Almost three years since the Lois Lerner Tea Party targeting scandal broke, the IRS remains unable, or unwilling to comply with investigators seeking to find the truth.

The IRS has received 6,400 new emails from Lois Lerner’s server that were recovered by the Treasury Inspector General for Tax Administration (TIGTA), however the agency is refusing to hand them over. Instead, the agency has taken it upon themselves to check the emails for duplicates despite TIGTA already having done so.

As the Daily Caller reported, TIGTA received a special program to check that all duplicates had been removed. Even though this has occurred, the IRS is still insisting that they perform manual deduplication, in addition to cross checking these emails with the thousands they have already given to Congressional investigators. As the Daily Caller reported:

“The Service is in the process of conducting further manual deduplication of the 6,400 forensically-recovered emails to supplement the automated deduplication conducted by TIGTA. TIGTA also is further reviewing the 6,400 emails to verify that they were not already produced to the Congressional Committees by the Service.”

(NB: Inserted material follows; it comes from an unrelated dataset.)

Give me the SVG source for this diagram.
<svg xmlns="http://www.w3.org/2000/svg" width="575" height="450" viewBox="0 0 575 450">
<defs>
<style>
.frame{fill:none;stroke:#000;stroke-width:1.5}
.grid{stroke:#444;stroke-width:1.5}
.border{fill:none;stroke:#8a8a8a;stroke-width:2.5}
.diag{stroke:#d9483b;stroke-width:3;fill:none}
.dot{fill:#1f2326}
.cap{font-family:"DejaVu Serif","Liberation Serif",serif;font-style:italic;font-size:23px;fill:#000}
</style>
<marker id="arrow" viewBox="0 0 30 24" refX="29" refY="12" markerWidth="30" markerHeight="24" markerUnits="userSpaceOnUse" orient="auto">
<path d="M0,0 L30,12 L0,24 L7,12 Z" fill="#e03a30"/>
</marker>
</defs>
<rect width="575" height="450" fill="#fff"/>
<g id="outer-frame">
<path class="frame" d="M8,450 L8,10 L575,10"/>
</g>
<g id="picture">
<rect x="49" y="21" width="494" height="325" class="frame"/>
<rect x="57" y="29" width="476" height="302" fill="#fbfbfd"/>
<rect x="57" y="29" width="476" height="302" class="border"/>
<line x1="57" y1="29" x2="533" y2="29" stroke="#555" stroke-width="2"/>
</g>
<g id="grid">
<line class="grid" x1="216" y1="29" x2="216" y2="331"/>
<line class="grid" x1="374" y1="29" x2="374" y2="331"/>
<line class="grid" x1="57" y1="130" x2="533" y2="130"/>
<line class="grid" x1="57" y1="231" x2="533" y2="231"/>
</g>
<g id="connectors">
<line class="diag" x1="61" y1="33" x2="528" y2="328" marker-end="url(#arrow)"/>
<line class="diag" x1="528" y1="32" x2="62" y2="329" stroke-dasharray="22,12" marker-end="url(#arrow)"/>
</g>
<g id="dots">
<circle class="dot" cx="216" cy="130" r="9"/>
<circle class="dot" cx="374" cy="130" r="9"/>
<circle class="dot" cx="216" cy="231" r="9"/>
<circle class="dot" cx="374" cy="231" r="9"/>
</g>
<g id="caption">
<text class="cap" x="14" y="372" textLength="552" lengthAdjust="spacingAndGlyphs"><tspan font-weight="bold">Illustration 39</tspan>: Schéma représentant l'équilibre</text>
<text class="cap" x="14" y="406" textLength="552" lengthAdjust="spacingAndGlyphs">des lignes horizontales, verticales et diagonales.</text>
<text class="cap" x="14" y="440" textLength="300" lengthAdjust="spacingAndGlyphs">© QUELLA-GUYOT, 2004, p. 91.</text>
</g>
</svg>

But for this to happen, the IRS is insisting it complete a review of Lerner’s communications that have not yet been recovered. The agency has been unable to provide an estimate for how long this process will take.

The IRS’s insistence on moving forward at a snail’s pace demonstrates the agency's unwillingness to be held accountable before the American people. Unfortunately, this problem is not limited to the IRS, but stretches across the entire administration. The Justice Department continues to refuse to prosecute Lois Lerner on criminal contempt charges despite ample evidence available. Congress has requested newly appointed Attorney General Loretta Lynch consider opening the case, but it appears the administration would rather sweep this scandal under the rug than figure out what happened, and who is at fault.

It is unacceptable that the IRS, and the administration as a whole continues to play dumb when “cooperating” with ongoing investigations. Nearly three years on, the American people deserve to know the truth behind the systematic targeting of conservative groups.